Berlin May / Sept 2012

Berlin is bit of a hothouse metropole, industrious in the production of practices that cater sociologically to both the new hipster and the old community. A treasure trove of urban gardens and bio-supermarkets. Ecology, market and economy conflate in distinctive Berliner ways to create multiple nodes for citizen participation. The city of pop-ups and pioneering use of space is now the no.1 for social media start-ups. Productive paradigms extend through the city. The Farming the City exhibition is at the Kunstraum Kreuzberg. At Templehof airport, the trailing snakes of raised beds have grown beautifully into plug-in plug-out time-based growing communities.
There is industry and invention in these practices with distinctive aethetics as with the development of learning modules and prototypes at Prinzessinnengarten such as the Lernbaukasten (the modular learning-tool-kit). Tools to help us visualise the invisible processes of nature within the city.

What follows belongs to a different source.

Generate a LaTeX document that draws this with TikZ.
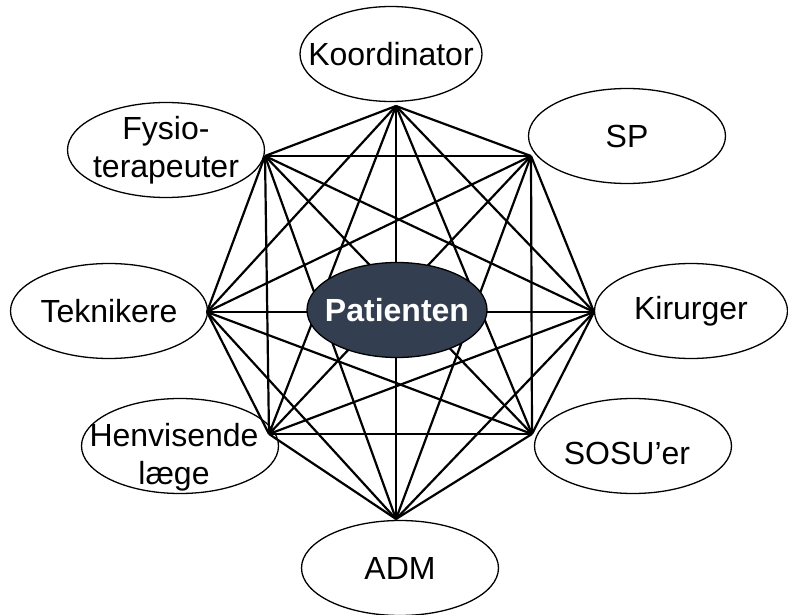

But Prinzessinnengarten as a prototype space of modular nomadic growing finds itself vulnerable against the backdrop of escalating property values and commercial imperatives. The vibrant Opentalk public event in Sept 2012 launched its Let it grow campaign represented by a tuber. The public appeal was for A Model For Forward-Looking and Neighborhood-Oriented City Policies to suggest that 'community initiatives like these provide an opportunity for civic bodies to take on far-reaching and urgent urban issues'. The social networks that such spaces self-produce become concrete realities in the neighbourhood and are not so easily disposable.